Secretary of state’s public report. Under the bill, within 30 days following a date on which statements from candidate committees are due, the secretary of state would be required to prepare and make available to the public a report of candidates and committees that had been determined to have violated the Campaign Finance Act or the Michigan Election Law, containing a) the name of each violator, b) the amount of fine assessed for the violation, and, c) whether the fine had been paid. In addition, the secretary of state would have to make available on the Internet all of the following: a) declaratory rulings under the act, b) interpretive statements under this act, c) the annual summary of the declaratory rulings and interpretative statements issued by the secretary of state, and, d) the report of violations required by this subdivision.

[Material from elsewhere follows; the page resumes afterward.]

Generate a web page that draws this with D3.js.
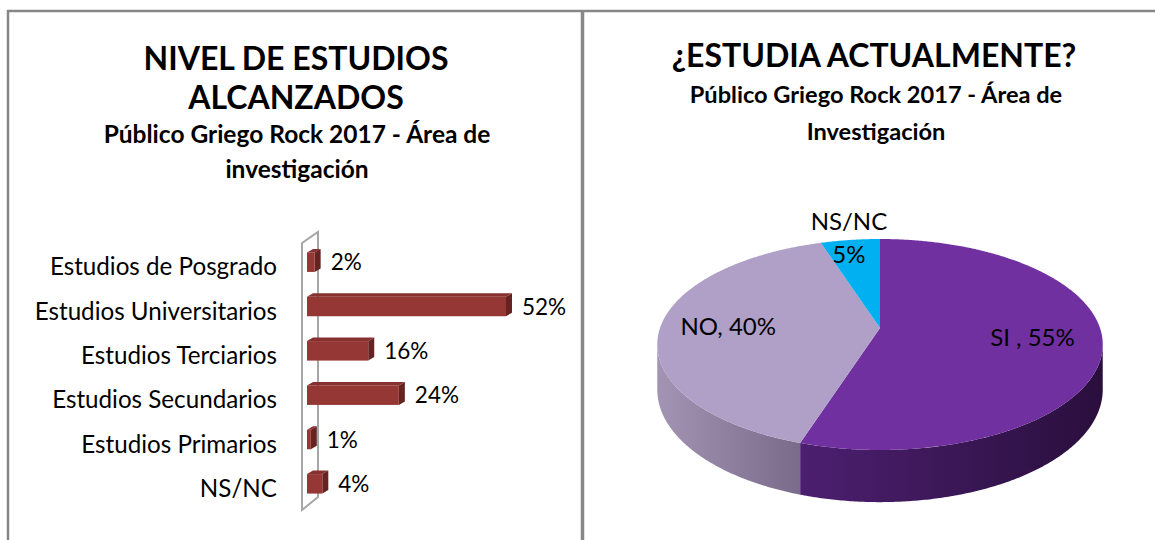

Required hearing; increase in civil fines. Currently under the law, a person may file with the secretary of state a complaint that alleges a violation of the Campaign Finance Act, and the secretary of state must act upon that complaint within a timely fashion, specified in the statute. Under the law, the secretary of state must attempt to correct the violation by using informal methods (such as a conference, conciliation, or persuasion) and can enter into a conciliation agreement. If unable to correct or prevent a further violation, the secretary of state may refer the matter to the attorney general for the enforcement of a criminal penalty. The secretary of state also may start a hearing to determine whether a civil violation of the act has occurred; however, a hearing cannot be begun during the period beginning 30 days before an election. If after a hearing the secretary of state determines that a violation has occurred, he or she may issue an order requiring the person to pay a civil fine equal to the amount of the improper contribution or expenditure, plus not more than $1,000 for each violation.
The bill would retain these provisions with two modifications. First, under the bill, if a complaint were filed with the secretary of state within 60 days before an election (and he or she determined that there was reason to believe a violation occurred (and did not refer the matter to the attorney general), then the secretary of state would be required to conduct a hearing, and issue a final decision and order within 10 days after a rebuttal statement had been filed by the claimant, or the time to file a rebuttal statement had passed. Second, the bill specifies that unless otherwise provided in the act, the maximum amount of the civil fine for each violation would be the following: a) $5,000 or, if the violation involved a contribution or expenditure, the amount of the contribution or expenditure whichever was greater (unless b, below, applied); or, b) if the violation was knowing and willful, $10,000 or, if the violation involved a contribution or expenditures, twice the amount of the contribution or expenditure, whichever was greater.
Legislative Analyst: J. Hunault
■ This analysis was prepared by nonpartisan House staff for use by House members in their deliberations, and does not constitute an official statement of legislative intent.